McCoy, Weaver, Wiggins, Cleveland & Raper, PLLC, by Jim Wade
Goodman, for defendant appellant.
McCULLOUGH, Judge.
This case concerns the dissolution of a partnership and the
subsequent accounting that occurred to value the partnership and to
award each party his share of the business. A previous appealinvolving this case and these parties was decided by a panel of
this Court in November 2001. See Lewis v. Edwards, 147 N.C. App.
39, 554 S.E.2d 17 (2001) (Lewis I). The pertinent facts are as
follows: In 1978, plaintiff Henry G. Lewis and defendant Charles
K. Edwards formed Edwards & Lewis, CPAs, a professional certified
public accounting practice in Lumberton, North Carolina (the
partnership). The parties were the sole partners and carried on
the business without incident until 1995. In December 1995,
plaintiff decided he no longer wanted to be an active participant
in the business, and he and defendant agreed that defendant would
be the managing partner and would earn an additional $2,000.00 per
week for his added responsibilities.
Over the next several months, plaintiff and defendant became
increasingly dissatisfied with their working relationship. By
letter dated 8 April 1996, plaintiff informed defendant of his
intent to dissolve the Accounting Partnership effective May 1,
1996. Plaintiff also asked defendant to tell him whether he
intended to continue operating as a sole practitioner, whether he
intended to remain in the same office space, and whether he
intended to continue using the equipment and other assets of the
partnership. By letter dated 26 April 1996, defendant informed
plaintiff that he would continue in public accountancy as a sole
practitioner in the same office space.
One year after the parties dissolved their partnership,
defendant had not formally accounted to plaintiff for plaintiff's
share of the partnership assets. On 9 May 1997, plaintiff filed a
complaint requesting that defendant be required to account for thepartnership's property and assets he retained, pursuant to the
partnership agreement and N.C. Gen. Stat. §§ 59-52 and 59-68(a)
(2001). Plaintiff also requested that he recover his share of the
partnership's property and earnings, as well as interest, including
prejudgment interest. Defendant answered, denied the allegations
of plaintiff's complaint, and asserted a counterclaim for
plaintiff's alleged breach of partnership duties, alleged breach of
fiduciary duty, violation of the Trade Secrets Protection Act, and
unfair and deceptive trade practices. Thereafter, on 1 June 1998,
plaintiff filed an amended complaint and sought damages for
defendant's alleged negligence and breach of partnership duties,
alleged breach of fiduciary duty, and unfair and deceptive trade
practices.

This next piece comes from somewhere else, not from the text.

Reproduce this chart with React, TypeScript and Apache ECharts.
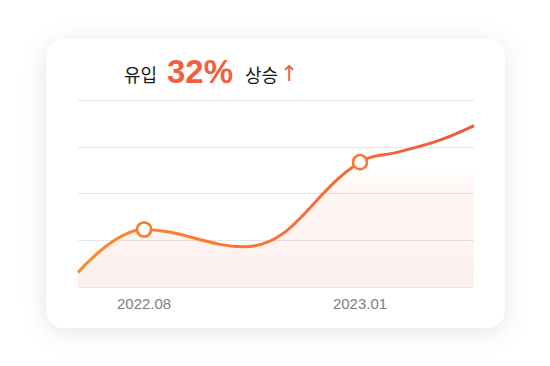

Defendant filed an amended counterclaim and answer
specifically pleading unclean hands as a defense to plaintiff's
allegations concerning his breach of fiduciary duty. Defendant
also counterclaimed for a declaratory judgment on plaintiff's claim
for a judicial accounting, unjust enrichment, and interference with
prospective economic advantage.
On 21 May 1998, plaintiff moved for partial summary judgment
on the issue of his entitlement to a judicial accounting and on
defendant's claims for an alleged violation of the Trade Secrets
Protection Act and unfair and deceptive trade practices. He
requested that all other issues be stayed pending the outcome of
the accounting. On 7 July 1998, the trial court granted
plaintiff's motion for summary judgment on defendant's two
aforementioned claims and determined that plaintiff was entitled to
summary judgment on his claim for a judicial accounting. Theremainder of the claims were stayed pending the completion of the
accounting.
On 20 July 1998, the trial court conducted a hearing on the
accounting. Due to the complexity of the case, the trial court
appointed a referee to determine the value of the partnership as of
1 May 1996, the date of dissolution. Thereafter, on 9 and 10
November 1998, Mr. Robert N. Pulliam, a referee, conducted a
hearing and determined the partnership had a value of $176,070.52
on 1 May 1996. Although both parties objected to Mr. Pulliam's
report and his valuation of the partnership, the trial court
adopted Mr. Pulliam's report and methodology of valuation. On 11
May 1999, the trial court entered an order stating that (1)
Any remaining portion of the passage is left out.